Sta prendendo corpo, per volontà del Pd e di altre componenti della maggioranza su cui si regge il sindaco Beppe Sala, l'idea di assegnare l'Ambrogino d'Oro al capitano - poco coraggioso e molto vanitoso - della Flotilla pro-Hamas. Quella che, tra selfie e proclami, ha tentato in ogni modo di disturbare la trattativa di pace che, piaccia o no, è stata portata a compimento da Trump, con il sostegno fattivo di Giorgia Meloni e di ventidue Stati, Israele e Hamas compresi.
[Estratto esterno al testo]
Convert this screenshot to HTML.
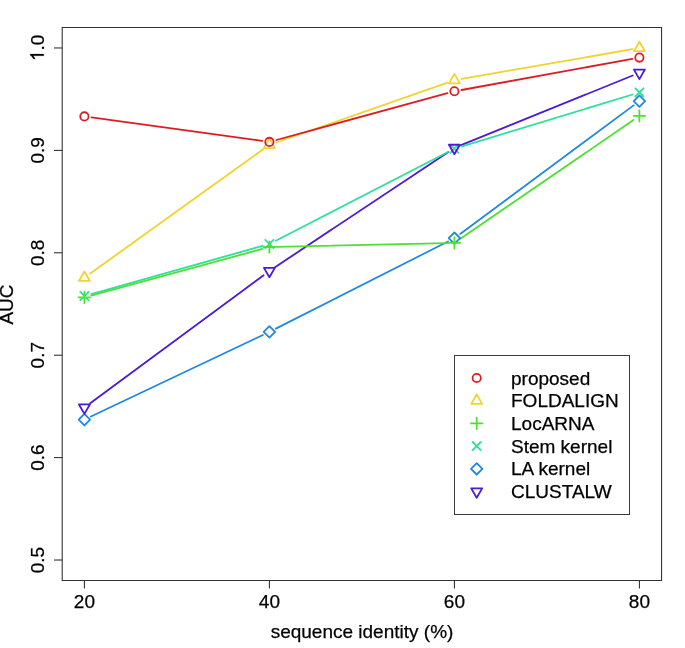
<!DOCTYPE html>
<html><head><meta charset="utf-8"><style>
html,body{margin:0;padding:0;background:#fff;}
body{width:685px;height:648px;overflow:hidden;position:relative;}
svg{position:absolute;left:0;top:0;will-change:transform;}
text{font-family:"Liberation Sans",sans-serif;font-size:19px;fill:#000;stroke:#000;stroke-width:0.25px;}
</style></head><body>
<svg width="685" height="648" viewBox="0 0 685 648">
<path d="M62.2 27.5H661.6M62.2 580.5H661.6" stroke="#333" stroke-width="1"/>
<path d="M62.2 27V581M661.6 27V581" stroke="#222" stroke-width="1"/>
<path d="M84.4 580.5V588.5" stroke="#222" stroke-width="1"/>
<text x="84.4" y="607.5" text-anchor="middle">20</text>
<path d="M269.4 580.5V588.5" stroke="#222" stroke-width="1"/>
<text x="269.4" y="607.5" text-anchor="middle">40</text>
<path d="M454.4 580.5V588.5" stroke="#222" stroke-width="1"/>
<text x="454.4" y="607.5" text-anchor="middle">60</text>
<path d="M639.4 580.5V588.5" stroke="#222" stroke-width="1"/>
<text x="639.4" y="607.5" text-anchor="middle">80</text>
<path d="M54 47.98H62.2" stroke="#222" stroke-width="1"/>
<g transform="translate(43.8 47.98) rotate(-90)"><path d="M-6.13 0.00L-7.80 0.00L-7.80 -10.64Q-8.40 -10.07 -9.38 -9.49Q-10.36 -8.92 -11.14 -8.63L-11.14 -10.24Q-9.74 -10.90 -8.69 -11.84Q-7.64 -12.77 -7.20 -13.66L-6.13 -13.66Z" fill="#000" stroke="#000" stroke-width="0.25"/><text x="-2.64" y="0">.0</text></g>
<path d="M54 150.39H62.2" stroke="#222" stroke-width="1"/>
<text transform="translate(43.8 150.39) rotate(-90)" text-anchor="middle">0.9</text>
<path d="M54 252.80H62.2" stroke="#222" stroke-width="1"/>
<text transform="translate(43.8 252.80) rotate(-90)" text-anchor="middle">0.8</text>
<path d="M54 355.20H62.2" stroke="#222" stroke-width="1"/>
<text transform="translate(43.8 355.20) rotate(-90)" text-anchor="middle">0.7</text>
<path d="M54 457.61H62.2" stroke="#222" stroke-width="1"/>
<text transform="translate(43.8 457.61) rotate(-90)" text-anchor="middle">0.6</text>
<path d="M54 560.02H62.2" stroke="#222" stroke-width="1"/>
<text transform="translate(43.8 560.02) rotate(-90)" text-anchor="middle">0.5</text>
<text x="362" y="638.3" text-anchor="middle">sequence identity (%)</text>
<text transform="translate(13.1 304.5) rotate(-90)" text-anchor="middle">AUC</text>
<path d="M90.91 416.52L262.89 334.98M275.82 328.65L447.98 241.45M460.18 233.91L633.62 105.39" stroke="#2088e0" stroke-width="1.8" fill="none" stroke-linecap="round"/>
<path d="M90.19 403.32L263.61 275.28M275.39 267.01L448.41 151.89M461.07 145.19L632.73 75.51" stroke="#4a1ad8" stroke-width="1.8" fill="none" stroke-linecap="round"/>
<path d="M91.33 294.05L262.47 245.95M275.80 240.70L448.00 152.00M461.29 146.60L632.51 94.50" stroke="#2ee09a" stroke-width="1.8" fill="none" stroke-linecap="round"/>
<path d="M91.35 295.51L262.45 248.89M276.60 246.84L447.20 243.06M460.34 238.83L633.46 119.97" stroke="#4ce030" stroke-width="1.8" fill="none" stroke-linecap="round"/>
<path d="M90.25 273.60L263.55 149.10M276.20 142.52L447.60 82.58M461.49 78.97L632.31 49.23" stroke="#f0d42c" stroke-width="1.8" fill="none" stroke-linecap="round"/>
<path d="M91.53 117.38L262.27 140.92M276.34 140.00L447.46 93.20M461.48 90.01L632.32 58.89" stroke="#dc1e24" stroke-width="1.8" fill="none" stroke-linecap="round"/>
<polygon points="84.40,413.90 90.10,419.60 84.40,425.30 78.70,419.60" stroke="#2088e0" stroke-width="1.8" fill="none" stroke-linejoin="round" stroke-linecap="round"/>
<polygon points="269.40,326.20 275.10,331.90 269.40,337.60 263.70,331.90" stroke="#2088e0" stroke-width="1.8" fill="none" stroke-linejoin="round" stroke-linecap="round"/>
<polygon points="454.40,232.50 460.10,238.20 454.40,243.90 448.70,238.20" stroke="#2088e0" stroke-width="1.8" fill="none" stroke-linejoin="round" stroke-linecap="round"/>
<polygon points="639.40,95.40 645.10,101.10 639.40,106.80 633.70,101.10" stroke="#2088e0" stroke-width="1.8" fill="none" stroke-linejoin="round" stroke-linecap="round"/>
<path d="M80.30 291.90L88.50 300.10M80.30 300.10L88.50 291.90" stroke="#2ee09a" stroke-width="1.8" fill="none" stroke-linejoin="round" stroke-linecap="round"/>
<path d="M265.30 239.90L273.50 248.10M265.30 248.10L273.50 239.90" stroke="#2ee09a" stroke-width="1.8" fill="none" stroke-linejoin="round" stroke-linecap="round"/>
<path d="M450.30 144.60L458.50 152.80M450.30 152.80L458.50 144.60" stroke="#2ee09a" stroke-width="1.8" fill="none" stroke-linejoin="round" stroke-linecap="round"/>
<path d="M635.30 88.30L643.50 96.50M635.30 96.50L643.50 88.30" stroke="#2ee09a" stroke-width="1.8" fill="none" stroke-linejoin="round" stroke-linecap="round"/>
<polygon points="84.40,413.90 89.86,404.45 78.94,404.45" stroke="#4a1ad8" stroke-width="1.8" fill="none" stroke-linejoin="round" stroke-linecap="round" stroke-linejoin="round"/>
<polygon points="269.40,277.30 274.86,267.85 263.94,267.85" stroke="#4a1ad8" stroke-width="1.8" fill="none" stroke-linejoin="round" stroke-linecap="round" stroke-linejoin="round"/>
<polygon points="454.40,154.20 459.86,144.75 448.94,144.75" stroke="#4a1ad8" stroke-width="1.8" fill="none" stroke-linejoin="round" stroke-linecap="round" stroke-linejoin="round"/>
<polygon points="639.40,79.10 644.86,69.65 633.94,69.65" stroke="#4a1ad8" stroke-width="1.8" fill="none" stroke-linejoin="round" stroke-linecap="round" stroke-linejoin="round"/>
<path d="M78.70 297.40H90.10M84.40 291.70V303.10" stroke="#4ce030" stroke-width="1.8" fill="none" stroke-linejoin="round" stroke-linecap="round"/>
<path d="M263.70 247.00H275.10M269.40 241.30V252.70" stroke="#4ce030" stroke-width="1.8" fill="none" stroke-linejoin="round" stroke-linecap="round"/>
<path d="M448.70 242.90H460.10M454.40 237.20V248.60" stroke="#4ce030" stroke-width="1.8" fill="none" stroke-linejoin="round" stroke-linecap="round"/>
<path d="M633.70 115.90H645.10M639.40 110.20V121.60" stroke="#4ce030" stroke-width="1.8" fill="none" stroke-linejoin="round" stroke-linecap="round"/>
<polygon points="84.40,271.50 89.86,280.95 78.94,280.95" stroke="#f0d42c" stroke-width="1.8" fill="none" stroke-linejoin="round" stroke-linecap="round" stroke-linejoin="round"/>
<polygon points="269.40,138.60 274.86,148.05 263.94,148.05" stroke="#f0d42c" stroke-width="1.8" fill="none" stroke-linejoin="round" stroke-linecap="round" stroke-linejoin="round"/>
<polygon points="454.40,73.90 459.86,83.35 448.94,83.35" stroke="#f0d42c" stroke-width="1.8" fill="none" stroke-linejoin="round" stroke-linecap="round" stroke-linejoin="round"/>
<polygon points="639.40,41.70 644.86,51.15 633.94,51.15" stroke="#f0d42c" stroke-width="1.8" fill="none" stroke-linejoin="round" stroke-linecap="round" stroke-linejoin="round"/>
<circle cx="84.40" cy="116.40" r="4.15" stroke="#dc1e24" stroke-width="1.8" fill="none" stroke-linejoin="round" stroke-linecap="round"/>
<circle cx="269.40" cy="141.90" r="4.15" stroke="#dc1e24" stroke-width="1.8" fill="none" stroke-linejoin="round" stroke-linecap="round"/>
<circle cx="454.40" cy="91.30" r="4.15" stroke="#dc1e24" stroke-width="1.8" fill="none" stroke-linejoin="round" stroke-linecap="round"/>
<circle cx="639.40" cy="57.60" r="4.15" stroke="#dc1e24" stroke-width="1.8" fill="none" stroke-linejoin="round" stroke-linecap="round"/>
<rect x="454.5" y="355.5" width="175" height="159" fill="#fff" stroke="#3a3a3a" stroke-width="1"/>
<circle cx="476.70" cy="378.00" r="4.15" stroke="#dc1e24" stroke-width="1.8" fill="none" stroke-linejoin="round" stroke-linecap="round"/>
<text x="511" y="384.60">proposed</text>
<polygon points="476.70,394.40 482.16,403.85 471.24,403.85" stroke="#f0d42c" stroke-width="1.8" fill="none" stroke-linejoin="round" stroke-linecap="round" stroke-linejoin="round"/>
<text x="511" y="407.30">FOLDALIGN</text>
<path d="M471.00 423.40H482.40M476.70 417.70V429.10" stroke="#4ce030" stroke-width="1.8" fill="none" stroke-linejoin="round" stroke-linecap="round"/>
<text x="511" y="430.00">LocARNA</text>
<path d="M472.60 442.00L480.80 450.20M472.60 450.20L480.80 442.00" stroke="#2ee09a" stroke-width="1.8" fill="none" stroke-linejoin="round" stroke-linecap="round"/>
<text x="511" y="452.70">Stem kernel</text>
<polygon points="476.70,463.10 482.40,468.80 476.70,474.50 471.00,468.80" stroke="#2088e0" stroke-width="1.8" fill="none" stroke-linejoin="round" stroke-linecap="round"/>
<text x="511" y="475.40">LA kernel</text>
<polygon points="476.70,497.80 482.16,488.35 471.24,488.35" stroke="#4a1ad8" stroke-width="1.8" fill="none" stroke-linejoin="round" stroke-linecap="round" stroke-linejoin="round"/>
<text x="511" y="498.10">CLUSTALW</text>
</svg>
</body></html>
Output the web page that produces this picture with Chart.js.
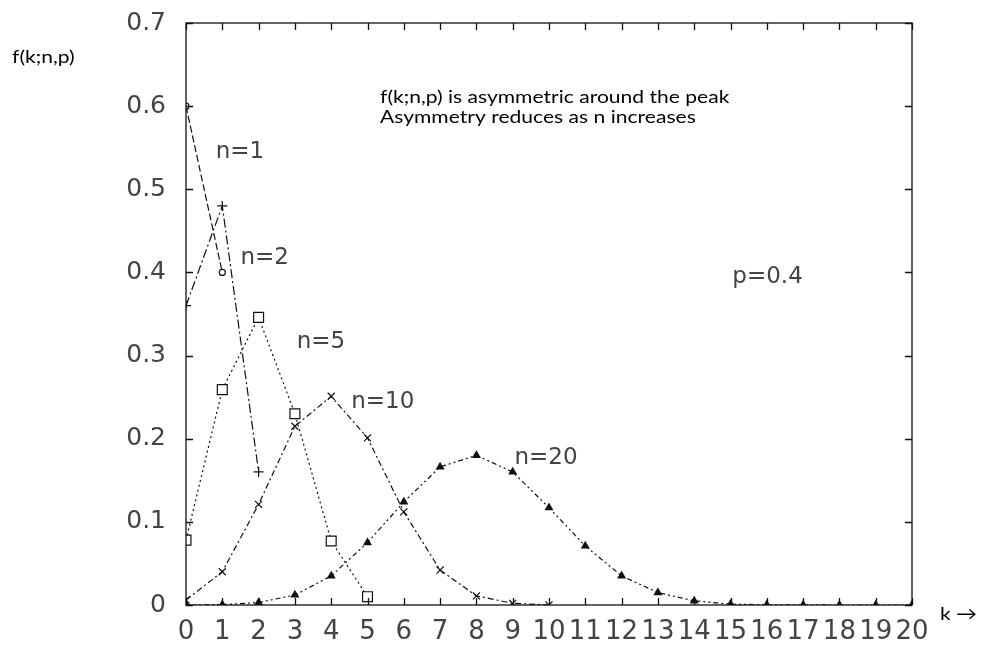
<!DOCTYPE html>
<html>
<head>
<meta charset="utf-8">
<script src="https://cdn.jsdelivr.net/npm/chart.js@4"></script>
<style>
  body { margin: 0; background: #fff; }
  canvas { display: block; }
</style>
</head>
<body>
<canvas id="myChart" width="981" height="650"></canvas>
<script>
// k-verdier langs x-aksen
const kValues = [0, 1, 2, 3, 4, 5, 6, 7, 8, 9, 10, 11, 12, 13, 14, 15, 16, 17, 18, 19, 20];
const yTicks = [0, 0.1, 0.2, 0.3, 0.4, 0.5, 0.6, 0.7];

// f(k;n,p) lest av bildet, p = 0.4
const n1 = [0.6, 0.4];
const n2 = [0.36, 0.48, 0.16];
const n5 = [0.078, 0.259, 0.346, 0.230, 0.077, 0.010];
const n10 = [0.006, 0.040, 0.121, 0.215, 0.251, 0.201, 0.112, 0.042, 0.011, 0.002, 0.0001];
const n20 = [0.0001, 0.0005, 0.003, 0.012, 0.035, 0.075, 0.124, 0.166, 0.180, 0.160, 0.117,
             0.071, 0.035, 0.015, 0.005, 0.001, 0.0003, 0.0001, 0, 0, 0];

// Tekster i plottet
const curveLabels = [
  { text: "n=1", k: 0.82, v: 0.538 },
  { text: "n=2", k: 1.5, v: 0.41 },
  { text: "n=5", k: 3.05, v: 0.309 },
  { text: "n=10", k: 4.55, v: 0.237 },
  { text: "n=20", k: 9.05, v: 0.169 },
  { text: "p=0.4", k: 15.05, v: 0.387 }
];
const notes = ["f(k;n,p) is asymmetric around the peak", "Asymmetry reduces as n increases"];

function toPoints(values) {
  return values.map((v, i) => ({ x: kValues[i], y: v }));
}

// Litt bred tekst, som i originalen
function wideText(ctx, text, x, y) {
  ctx.save();
  ctx.translate(x, y);
  ctx.scale(1.17, 1);
  ctx.fillText(text, 0, 0);
  ctx.restore();
}

// Ramme med innovervendte tikker, og tekster
const framePlugin = {
  id: "frame",
  afterDraw(chart) {
    const ctx = chart.ctx;
    const a = chart.chartArea;
    const xs = chart.scales.x;
    const ys = chart.scales.y;
    ctx.save();
    ctx.strokeStyle = "#111";
    ctx.lineWidth = 1.3;
    ctx.strokeRect(a.left, a.top, a.right - a.left, a.bottom - a.top);
    ctx.beginPath();
    kValues.forEach(k => {
      const px = Math.round(xs.getPixelForValue(k)) + 0.5;
      ctx.moveTo(px, a.bottom); ctx.lineTo(px, a.bottom - 7);
      ctx.moveTo(px, a.top); ctx.lineTo(px, a.top + 7);
    });
    yTicks.forEach(t => {
      const py = Math.round(ys.getPixelForValue(t)) + 0.5;
      ctx.moveTo(a.left, py); ctx.lineTo(a.left + 7, py);
      ctx.moveTo(a.right, py); ctx.lineTo(a.right - 7, py);
    });
    ctx.stroke();

    ctx.fillStyle = "#444";
    ctx.font = "23px 'DejaVu Sans'";
    ctx.textAlign = "left";
    ctx.textBaseline = "alphabetic";
    curveLabels.forEach(l => {
      ctx.fillText(l.text, xs.getPixelForValue(l.k), ys.getPixelForValue(l.v));
    });

    ctx.fillStyle = "#000";
    ctx.font = "18px Lato";
    wideText(ctx, notes[0], 380, 103);
    wideText(ctx, notes[1], 380, 123);
    wideText(ctx, "f(k;n,p)", 12, 63);
    wideText(ctx, "k \u2192", 940, 620);
    ctx.restore();
  }
};

const lineStyle = {
  borderColor: "#111",
  backgroundColor: "#111",
  borderWidth: 1.2,
  fill: false,
  tension: 0
};

const ctx = document.getElementById("myChart").getContext("2d");

const chart = new Chart(ctx, {
  type: "line",
  data: {
    datasets: [
      { ...lineStyle, label: "n=1", data: toPoints(n1), borderDash: [7, 3],
        pointStyle: "circle", pointRadius: 3, pointBackgroundColor: "#fff" },
      { ...lineStyle, label: "n=2", data: toPoints(n2), borderDash: [9, 3, 2, 3],
        pointStyle: "cross", pointRadius: 5 },
      { ...lineStyle, label: "n=5", data: toPoints(n5), borderDash: [2, 3],
        pointStyle: "rect", pointRadius: 7, pointBackgroundColor: "#fff" },
      { ...lineStyle, label: "n=10", data: toPoints(n10), borderDash: [6, 3, 2, 3],
        pointStyle: "crossRot", pointRadius: 5 },
      { ...lineStyle, label: "n=20", data: toPoints(n20), borderDash: [5, 3, 2, 3, 2, 3],
        pointStyle: "triangle", pointRadius: 4 }
    ]
  },
  options: {
    responsive: false,
    animation: false,
    devicePixelRatio: 1,
    layout: { padding: { left: 0, right: 69, top: 23, bottom: 0 } },
    plugins: { legend: { display: false }, tooltip: { enabled: false } },
    scales: {
      x: {
        type: "linear",
        min: 0,
        max: 20,
        grid: { display: false, drawTicks: false },
        border: { display: false },
        afterFit: s => { s.height = 45; s.paddingLeft = 0; s.paddingRight = 0; },
        afterBuildTicks: s => { s.ticks = kValues.map(v => ({ value: v })); },
        ticks: {
          autoSkip: false,
          maxRotation: 0,
          padding: 12,
          color: "#444",
          font: { family: "'DejaVu Sans'", size: 26 }
        }
      },
      y: {
        min: 0,
        max: 0.7,
        grid: { display: false, drawTicks: false },
        border: { display: false },
        afterFit: s => { s.width = 186; s.paddingTop = 0; s.paddingBottom = 0; },
        afterBuildTicks: s => { s.ticks = yTicks.map(v => ({ value: v })); },
        ticks: {
          padding: 20,
          color: "#444",
          font: { family: "'DejaVu Sans'", size: 25 },
          callback: v => (v === 0 ? "0" : v.toFixed(1))
        }
      }
    }
  },
  plugins: [framePlugin]
});
</script>
</body>
</html>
Una pace provvisoria, certo, ma che ha fermato i bombardamenti, aperto i corridoi umanitari e restituito venti ostaggi vivi: l'unica vera notizia che i militanti della Flotilla non riescono a digerire.
I quaranta italiani imbarcati in quell'avventura non hanno mai chiesto la liberazione degli ostaggi: consideravano quella richiesta una provocazione, perché ricordava troppo il 7 ottobre, la mattanza degli ebrei. Preferivano l'agit-prop, le dirette social e gli applausi del pubblico di Repubblica. Tornati in patria, i loro amici hanno messo a soqquadro le città, ferito cinquanta agenti, bloccato treni e tangenziali. Altro che missione di pace: scenografia per un paio d'ore di gloria.
Ora il Comune di Milano pensa di premiarli. Sala, davanti all'indignazione, si è lavato le mani nel catino di Ponzio Pilato - arrivato per l'occasione dal museo dei don Abbondio - e ha fatto sapere, tramite l'ufficio stampa, che la decisione spetta al Consiglio comunale. Peccato che la proposta arrivi proprio dai pezzi grossi della sua maggioranza.
L'avvocata Annamaria Bernardini de Pace, che l'Ambrogino l'ha ricevuto nel 2014, ha reagito da milanese vera: se lo date alla Flotilla, io lo restituisco. E non da sola: anch'io farò lo stesso. Perché quell'onorificenza, simbolo di una città libera, operosa e solidale, non può essere consegnata a chi ha scelto la propaganda al posto della pietà e l'odio ideologico al posto della compassione. Io ricevetti l'Ambrogino nel 2006, con immensa gioia. Una gioia che si trasformerebbe in onta se lo conservassi dopo che gliel'hanno venduta, l'anima. Perché Milano non è mai stata neutrale fra chi salva vite e chi le usa come bandiere. Premiare i simpatizzanti - più o meno consapevoli - dei boia del 7 ottobre sarebbe uno sfregio alla memoria civile della città e al suo umanesimo laico.
Altro che pluralismo di idee: sarebbe il trionfo dell'ipocrisia, l'ennesima carezza ai finti pacifisti che odiano in nome dell'amore. Consegni pure, Sala, i suoi Ambrogini alle comparsate mediatiche. Noi, il nostro, lo restituiremo. E insieme restituiremo a Milano - speriamo - la dignità che merita.